If your organization sponsors a college event or if someone from your organization presents at a university, see if you can get a write-up on their website that links back to yours. This is a great way to optimize your site. One of the black hat tactics that has emerged in the wake of backlink importance is to have “link farm” sites link back to your site. While quantity may seem important, where backlinks are concerned it is all about quality.

2. Reach Those Who Don’t Know About You

One of the most common mistakes companies and organizations make is to choose keywords that are meaningful to them from inside their industry or cause. You naturally assume that people are going to think about your organization the exact same way you do, and therefore they will be searching for words and phrases that you emphasize. It is not so! You have to assume when you are optimizing your site that some people will be searching for what your organization supports but they may not know the best search term to use.

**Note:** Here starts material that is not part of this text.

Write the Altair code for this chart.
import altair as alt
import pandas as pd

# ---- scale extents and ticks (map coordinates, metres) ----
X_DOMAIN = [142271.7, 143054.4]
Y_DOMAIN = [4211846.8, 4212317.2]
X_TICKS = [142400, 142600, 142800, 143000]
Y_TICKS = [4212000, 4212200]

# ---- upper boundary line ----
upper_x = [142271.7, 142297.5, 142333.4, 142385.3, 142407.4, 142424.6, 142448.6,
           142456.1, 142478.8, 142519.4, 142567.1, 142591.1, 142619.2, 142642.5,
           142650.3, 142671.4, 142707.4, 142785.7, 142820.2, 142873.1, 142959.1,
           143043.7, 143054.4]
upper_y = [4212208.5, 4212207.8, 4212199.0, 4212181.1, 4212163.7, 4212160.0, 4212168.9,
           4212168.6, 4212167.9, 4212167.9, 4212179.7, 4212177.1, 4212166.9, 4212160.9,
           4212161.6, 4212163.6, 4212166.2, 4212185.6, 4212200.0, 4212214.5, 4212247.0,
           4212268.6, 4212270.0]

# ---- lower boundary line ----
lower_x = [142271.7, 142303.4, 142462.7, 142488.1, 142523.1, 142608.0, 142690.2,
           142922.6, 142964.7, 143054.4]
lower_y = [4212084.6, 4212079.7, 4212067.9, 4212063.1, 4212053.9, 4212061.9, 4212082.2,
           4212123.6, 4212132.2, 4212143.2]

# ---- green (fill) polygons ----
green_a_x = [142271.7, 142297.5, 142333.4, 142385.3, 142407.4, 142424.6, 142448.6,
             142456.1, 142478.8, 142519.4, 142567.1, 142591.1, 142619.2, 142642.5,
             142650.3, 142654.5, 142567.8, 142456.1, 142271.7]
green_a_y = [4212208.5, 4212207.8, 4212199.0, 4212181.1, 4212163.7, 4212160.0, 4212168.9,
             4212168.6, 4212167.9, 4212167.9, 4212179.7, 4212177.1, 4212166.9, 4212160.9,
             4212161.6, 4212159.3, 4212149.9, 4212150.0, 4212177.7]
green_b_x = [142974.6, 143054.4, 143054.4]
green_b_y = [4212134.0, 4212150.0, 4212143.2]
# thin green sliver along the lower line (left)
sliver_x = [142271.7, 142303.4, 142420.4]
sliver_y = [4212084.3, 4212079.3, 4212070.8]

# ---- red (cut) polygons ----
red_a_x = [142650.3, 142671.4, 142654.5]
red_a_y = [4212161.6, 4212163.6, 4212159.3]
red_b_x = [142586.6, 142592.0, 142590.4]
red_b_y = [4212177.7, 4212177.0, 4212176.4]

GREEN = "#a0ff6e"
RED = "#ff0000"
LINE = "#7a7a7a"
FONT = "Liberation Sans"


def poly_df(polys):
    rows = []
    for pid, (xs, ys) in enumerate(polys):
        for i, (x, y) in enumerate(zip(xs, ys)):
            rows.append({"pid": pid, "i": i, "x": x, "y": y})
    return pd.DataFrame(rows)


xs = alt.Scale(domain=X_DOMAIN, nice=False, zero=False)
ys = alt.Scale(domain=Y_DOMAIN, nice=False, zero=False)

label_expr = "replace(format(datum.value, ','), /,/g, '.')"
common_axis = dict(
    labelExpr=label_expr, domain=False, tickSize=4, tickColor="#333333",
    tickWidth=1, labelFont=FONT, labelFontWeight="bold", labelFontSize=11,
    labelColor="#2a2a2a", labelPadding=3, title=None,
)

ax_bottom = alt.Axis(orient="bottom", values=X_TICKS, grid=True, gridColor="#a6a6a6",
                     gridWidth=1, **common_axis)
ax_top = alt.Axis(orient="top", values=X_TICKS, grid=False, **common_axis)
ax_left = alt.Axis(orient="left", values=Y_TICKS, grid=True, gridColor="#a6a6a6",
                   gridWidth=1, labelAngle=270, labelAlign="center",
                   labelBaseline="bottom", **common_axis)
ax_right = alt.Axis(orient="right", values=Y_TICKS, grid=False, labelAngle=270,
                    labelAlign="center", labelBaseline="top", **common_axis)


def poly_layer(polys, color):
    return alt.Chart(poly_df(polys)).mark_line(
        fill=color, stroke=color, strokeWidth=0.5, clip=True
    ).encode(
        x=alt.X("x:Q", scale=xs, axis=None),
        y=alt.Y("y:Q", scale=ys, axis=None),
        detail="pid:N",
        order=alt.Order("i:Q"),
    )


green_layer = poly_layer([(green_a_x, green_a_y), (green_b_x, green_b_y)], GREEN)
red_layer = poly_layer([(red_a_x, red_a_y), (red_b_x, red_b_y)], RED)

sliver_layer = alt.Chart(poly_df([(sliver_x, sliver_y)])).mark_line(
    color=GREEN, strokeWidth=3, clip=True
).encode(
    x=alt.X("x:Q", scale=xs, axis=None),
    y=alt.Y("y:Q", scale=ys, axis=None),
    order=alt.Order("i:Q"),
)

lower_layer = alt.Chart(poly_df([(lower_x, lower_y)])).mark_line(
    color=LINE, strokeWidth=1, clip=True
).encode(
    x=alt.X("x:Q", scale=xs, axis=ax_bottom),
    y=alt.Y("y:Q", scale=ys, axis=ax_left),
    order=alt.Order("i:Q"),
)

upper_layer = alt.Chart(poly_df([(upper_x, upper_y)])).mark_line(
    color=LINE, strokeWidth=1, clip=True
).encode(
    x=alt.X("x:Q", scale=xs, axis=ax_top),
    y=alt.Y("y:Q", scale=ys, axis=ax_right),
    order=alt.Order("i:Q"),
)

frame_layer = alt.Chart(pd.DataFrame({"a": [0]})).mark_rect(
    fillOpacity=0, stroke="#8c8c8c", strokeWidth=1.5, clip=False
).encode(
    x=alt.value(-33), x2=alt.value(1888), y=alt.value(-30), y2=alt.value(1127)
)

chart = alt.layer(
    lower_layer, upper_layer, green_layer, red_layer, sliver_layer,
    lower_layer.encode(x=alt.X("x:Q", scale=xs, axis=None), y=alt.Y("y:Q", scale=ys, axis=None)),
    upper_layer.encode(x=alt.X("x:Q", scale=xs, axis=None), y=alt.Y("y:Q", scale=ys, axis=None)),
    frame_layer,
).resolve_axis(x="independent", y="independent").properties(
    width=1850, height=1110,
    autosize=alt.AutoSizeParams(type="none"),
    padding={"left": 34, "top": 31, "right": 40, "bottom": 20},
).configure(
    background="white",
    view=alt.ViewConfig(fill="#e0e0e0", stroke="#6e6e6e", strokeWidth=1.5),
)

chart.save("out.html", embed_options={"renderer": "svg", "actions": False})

They almost certainly won’t know some of the “pet” words and phrases that you use every day. A good SEO firm will help you understand how many searches occur for some of the keywords and phrases you want to optimize your site for and they will let you know whether they really think optimizing for that word will help you out.

3. It’s About Context, Not Just Keywords

Deciding what keywords and phrases you want to optimize your site for is a great first step, but that won’t do any good if you don’t then do something with those important words and phrases. In the past, companies and organizations have inserted keywords into header text, photo captions, and tags, but SEO Moz recently argued that in order to really win the SEO game, you need to offer great context as well.

Think topics instead of just keywords. This makes sense because it is aligned with Google’s objective to offer increasingly relevant content. Google wants to know that it is finding not just a keyword on a page but a lot of credible content that has to do with that keyword. It wants to know that it is serving people the best possible result tied to their search.

These tips are of course just the very beginning of what you need to know about how to optimize your organization’s website. SEO is a game that requires persistence and patience, but investing in the process can pay huge dividends for your cause down the road.